[Given task]: Restrict the output to the lines below starting at the one that contains "Give me the" and ending at the one that contains "from matplotlib import pyplot as plt", and restate them word for word, both ends included.

[Data shown]:
-- Begin --
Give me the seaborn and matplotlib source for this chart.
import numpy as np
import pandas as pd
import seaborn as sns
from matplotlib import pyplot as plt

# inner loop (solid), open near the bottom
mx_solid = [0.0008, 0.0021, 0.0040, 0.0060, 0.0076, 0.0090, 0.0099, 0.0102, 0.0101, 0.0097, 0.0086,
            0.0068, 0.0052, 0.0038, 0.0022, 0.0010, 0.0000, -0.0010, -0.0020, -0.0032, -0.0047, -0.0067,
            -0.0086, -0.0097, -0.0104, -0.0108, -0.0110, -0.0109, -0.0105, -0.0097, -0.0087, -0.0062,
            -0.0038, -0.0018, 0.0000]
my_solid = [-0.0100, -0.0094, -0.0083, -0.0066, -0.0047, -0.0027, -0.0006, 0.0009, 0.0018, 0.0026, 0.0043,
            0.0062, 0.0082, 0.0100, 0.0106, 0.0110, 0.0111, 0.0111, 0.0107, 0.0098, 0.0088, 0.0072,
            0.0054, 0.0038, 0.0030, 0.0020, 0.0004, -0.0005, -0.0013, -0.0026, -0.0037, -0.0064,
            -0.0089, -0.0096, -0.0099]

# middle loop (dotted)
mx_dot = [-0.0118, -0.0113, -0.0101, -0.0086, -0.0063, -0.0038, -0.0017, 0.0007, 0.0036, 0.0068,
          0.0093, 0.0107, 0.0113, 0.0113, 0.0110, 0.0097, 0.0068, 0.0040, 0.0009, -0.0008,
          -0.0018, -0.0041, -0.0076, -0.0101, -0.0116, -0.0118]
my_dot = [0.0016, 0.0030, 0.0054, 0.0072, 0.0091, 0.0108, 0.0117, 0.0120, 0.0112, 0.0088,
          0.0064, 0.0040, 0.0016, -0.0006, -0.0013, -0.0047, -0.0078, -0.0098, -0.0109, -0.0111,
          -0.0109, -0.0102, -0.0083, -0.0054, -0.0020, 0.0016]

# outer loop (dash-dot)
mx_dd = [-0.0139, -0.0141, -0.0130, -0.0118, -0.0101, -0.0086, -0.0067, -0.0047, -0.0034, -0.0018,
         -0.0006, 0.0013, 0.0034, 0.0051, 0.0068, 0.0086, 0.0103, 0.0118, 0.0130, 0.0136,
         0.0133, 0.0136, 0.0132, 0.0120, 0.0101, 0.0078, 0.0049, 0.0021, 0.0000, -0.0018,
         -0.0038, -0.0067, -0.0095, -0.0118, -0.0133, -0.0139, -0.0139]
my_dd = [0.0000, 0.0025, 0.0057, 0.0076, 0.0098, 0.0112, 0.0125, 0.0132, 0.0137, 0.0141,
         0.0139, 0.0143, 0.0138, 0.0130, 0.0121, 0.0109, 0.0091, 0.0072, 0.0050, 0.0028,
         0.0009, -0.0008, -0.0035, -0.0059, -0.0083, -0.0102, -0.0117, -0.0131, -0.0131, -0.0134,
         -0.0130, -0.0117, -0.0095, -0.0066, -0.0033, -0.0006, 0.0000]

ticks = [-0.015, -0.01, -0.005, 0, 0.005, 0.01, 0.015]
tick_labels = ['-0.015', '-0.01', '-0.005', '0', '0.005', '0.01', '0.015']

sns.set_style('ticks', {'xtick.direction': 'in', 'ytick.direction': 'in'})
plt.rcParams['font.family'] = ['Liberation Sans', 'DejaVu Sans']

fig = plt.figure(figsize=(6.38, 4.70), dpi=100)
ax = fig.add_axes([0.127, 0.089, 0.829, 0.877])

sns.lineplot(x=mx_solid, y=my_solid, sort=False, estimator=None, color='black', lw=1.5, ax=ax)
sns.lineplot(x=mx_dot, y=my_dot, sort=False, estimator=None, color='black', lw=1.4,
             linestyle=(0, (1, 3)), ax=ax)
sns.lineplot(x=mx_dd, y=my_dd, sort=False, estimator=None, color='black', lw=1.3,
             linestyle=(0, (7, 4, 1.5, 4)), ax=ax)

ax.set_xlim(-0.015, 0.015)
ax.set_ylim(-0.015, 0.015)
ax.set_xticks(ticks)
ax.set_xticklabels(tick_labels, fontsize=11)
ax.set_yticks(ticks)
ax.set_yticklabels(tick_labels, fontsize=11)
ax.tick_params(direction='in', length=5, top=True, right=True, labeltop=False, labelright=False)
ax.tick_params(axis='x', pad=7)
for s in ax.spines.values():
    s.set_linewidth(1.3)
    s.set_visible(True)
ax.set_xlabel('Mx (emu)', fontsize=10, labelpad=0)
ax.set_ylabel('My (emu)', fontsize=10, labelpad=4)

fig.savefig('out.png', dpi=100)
-- End --
-- Begin --
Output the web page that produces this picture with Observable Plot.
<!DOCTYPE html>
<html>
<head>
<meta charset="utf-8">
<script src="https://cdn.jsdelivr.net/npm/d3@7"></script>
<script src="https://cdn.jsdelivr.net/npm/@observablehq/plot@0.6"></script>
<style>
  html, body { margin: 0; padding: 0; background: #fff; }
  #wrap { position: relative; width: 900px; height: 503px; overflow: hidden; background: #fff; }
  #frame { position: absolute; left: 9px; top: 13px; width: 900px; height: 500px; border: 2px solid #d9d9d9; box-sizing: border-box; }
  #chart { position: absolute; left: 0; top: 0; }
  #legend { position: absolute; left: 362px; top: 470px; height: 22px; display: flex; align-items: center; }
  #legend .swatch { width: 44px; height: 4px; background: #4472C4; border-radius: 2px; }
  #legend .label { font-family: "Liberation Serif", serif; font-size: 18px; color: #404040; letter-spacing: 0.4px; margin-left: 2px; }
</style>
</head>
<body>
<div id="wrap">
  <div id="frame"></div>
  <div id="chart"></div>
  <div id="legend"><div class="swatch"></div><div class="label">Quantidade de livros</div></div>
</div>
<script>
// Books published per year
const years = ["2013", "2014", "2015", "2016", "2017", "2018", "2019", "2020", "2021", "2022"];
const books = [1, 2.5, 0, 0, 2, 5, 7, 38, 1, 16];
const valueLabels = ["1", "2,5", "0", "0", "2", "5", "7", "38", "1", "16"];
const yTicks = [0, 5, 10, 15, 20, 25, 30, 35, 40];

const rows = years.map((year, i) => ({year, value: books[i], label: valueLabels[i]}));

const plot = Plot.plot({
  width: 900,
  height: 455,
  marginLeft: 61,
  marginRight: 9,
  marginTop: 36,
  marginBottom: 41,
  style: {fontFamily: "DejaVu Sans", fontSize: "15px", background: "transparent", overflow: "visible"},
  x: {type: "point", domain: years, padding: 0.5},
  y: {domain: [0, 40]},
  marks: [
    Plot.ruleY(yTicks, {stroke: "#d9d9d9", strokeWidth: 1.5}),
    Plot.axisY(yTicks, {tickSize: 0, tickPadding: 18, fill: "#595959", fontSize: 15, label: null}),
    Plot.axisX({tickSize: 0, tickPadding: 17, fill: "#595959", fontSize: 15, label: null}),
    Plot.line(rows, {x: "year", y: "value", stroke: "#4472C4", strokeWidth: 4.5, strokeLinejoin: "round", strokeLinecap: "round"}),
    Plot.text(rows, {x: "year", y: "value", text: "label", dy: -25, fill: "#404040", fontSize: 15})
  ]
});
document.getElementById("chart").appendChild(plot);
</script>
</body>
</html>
-- End --
[Correct answer]:
Give me the seaborn and matplotlib source for this chart.
import numpy as np
import pandas as pd
import seaborn as sns
from matplotlib import pyplot as plt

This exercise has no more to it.